-- start STORED DATA --

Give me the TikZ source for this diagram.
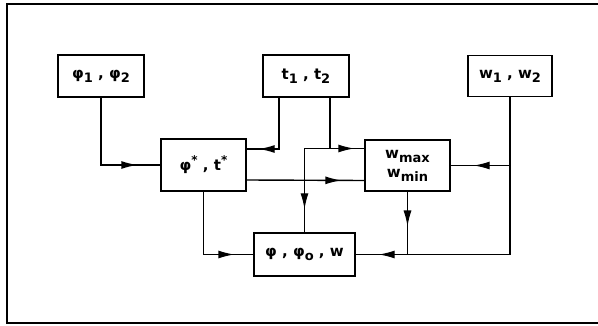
\documentclass[tikz,border=0pt]{standalone}
\usepackage{fontspec}
\setmainfont{DejaVu Sans}
\usetikzlibrary{positioning,calc,decorations.markings,arrows.meta}

\newcommand{\lo}[1]{\raisebox{-4pt}{\fontsize{13}{13}\selectfont #1}}
\newcommand{\hi}[1]{\raisebox{6pt}{\fontsize{12}{12}\selectfont #1}}

\tikzset{
  blk/.style={draw, line width=1.4pt, inner sep=2pt, font=\fontsize{15}{17}\selectfont\bfseries},
  arr/.style={postaction={decorate}, decoration={markings, mark=at position #1 with {\arrow{Latex[length=16pt,width=8pt]}}}},
  arr/.default=-23pt
}

\begin{document}
\begin{tikzpicture}[x=1pt, y=-1pt, line width=1.4pt]
\useasboundingbox (0,0) rectangle (598,326);
\draw[line width=1.8pt] (598,4) -- (7,4) -- (7,323) -- (598,323);
% input boxes
\node[blk, minimum width=86pt, minimum height=42pt] (pp) at (101,76) {φ\lo{1} , φ\lo{2}};
\node[blk, minimum width=86pt, minimum height=42pt] (tt) at (306,76) {t\lo{1} , t\lo{2}};
\node[blk, minimum width=84pt, minimum height=41pt] (ww) at (510,76) {w\lo{1} , w\lo{2}};
% middle and lower boxes
\node[blk, minimum width=85pt, minimum height=52pt] (st) at (203.5,165) {φ\hi{*} , t\hi{*}};
\node[blk, minimum width=85pt, minimum height=51pt, align=center] (wm) at (407.5,165.5) {w\lo{max}\\[2pt]w\lo{min}};
\node[blk, minimum width=101pt, minimum height=43pt] (pw) at (304.5,254.5) {φ , φ\lo{o} , w};
\coordinate (tj) at ($(pw.north |- wm.west)+(0,-17)$);
% connectors
\draw[arr] (pp.south) |- (st.west);
\draw[arr=-12pt] ($(tt.south)+(-27,0)$) |- ($(st.east)+(0,-16)$);
\draw ($(tt.south)+(24,0)$) |- (tj);
\draw[arr=-10pt] (tj) -- (tj -| wm.west);
\draw[arr] (tj) -- (pw.north);
\draw[arr] ($(st.east)+(0,15)$) -- ($(wm.west)+(0,15)$);
\draw[arr=-19pt] (st.south) |- (pw.west);
\draw[arr] (ww.south) |- (pw.east);
\draw[arr] (ww.south |- wm.east) -- (wm.east);
\draw[arr=-28pt] (wm.south) -- (wm.south |- pw.east);
\end{tikzpicture}
\end{document}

-- end STORED DATA --

- **STATED EXERCISE**
Copy the listing in full and without alteration, omitting every picture.

- **TASK RESULT**
Give me the TikZ source for this diagram.
\documentclass[tikz,border=0pt]{standalone}
\usepackage{fontspec}
\setmainfont{DejaVu Sans}
\usetikzlibrary{positioning,calc,decorations.markings,arrows.meta}

\newcommand{\lo}[1]{\raisebox{-4pt}{\fontsize{13}{13}\selectfont #1}}
\newcommand{\hi}[1]{\raisebox{6pt}{\fontsize{12}{12}\selectfont #1}}

\tikzset{
  blk/.style={draw, line width=1.4pt, inner sep=2pt, font=\fontsize{15}{17}\selectfont\bfseries},
  arr/.style={postaction={decorate}, decoration={markings, mark=at position #1 with {\arrow{Latex[length=16pt,width=8pt]}}}},
  arr/.default=-23pt
}

\begin{document}
\begin{tikzpicture}[x=1pt, y=-1pt, line width=1.4pt]
\useasboundingbox (0,0) rectangle (598,326);
\draw[line width=1.8pt] (598,4) -- (7,4) -- (7,323) -- (598,323);
% input boxes
\node[blk, minimum width=86pt, minimum height=42pt] (pp) at (101,76) {φ\lo{1} , φ\lo{2}};
\node[blk, minimum width=86pt, minimum height=42pt] (tt) at (306,76) {t\lo{1} , t\lo{2}};
\node[blk, minimum width=84pt, minimum height=41pt] (ww) at (510,76) {w\lo{1} , w\lo{2}};
% middle and lower boxes
\node[blk, minimum width=85pt, minimum height=52pt] (st) at (203.5,165) {φ\hi{*} , t\hi{*}};
\node[blk, minimum width=85pt, minimum height=51pt, align=center] (wm) at (407.5,165.5) {w\lo{max}\\[2pt]w\lo{min}};
\node[blk, minimum width=101pt, minimum height=43pt] (pw) at (304.5,254.5) {φ , φ\lo{o} , w};
\coordinate (tj) at ($(pw.north |- wm.west)+(0,-17)$);
% connectors
\draw[arr] (pp.south) |- (st.west);
\draw[arr=-12pt] ($(tt.south)+(-27,0)$) |- ($(st.east)+(0,-16)$);
\draw ($(tt.south)+(24,0)$) |- (tj);
\draw[arr=-10pt] (tj) -- (tj -| wm.west);
\draw[arr] (tj) -- (pw.north);
\draw[arr] ($(st.east)+(0,15)$) -- ($(wm.west)+(0,15)$);
\draw[arr=-19pt] (st.south) |- (pw.west);
\draw[arr] (ww.south) |- (pw.east);
\draw[arr] (ww.south |- wm.east) -- (wm.east);
\draw[arr=-28pt] (wm.south) -- (wm.south |- pw.east);
\end{tikzpicture}
\end{document}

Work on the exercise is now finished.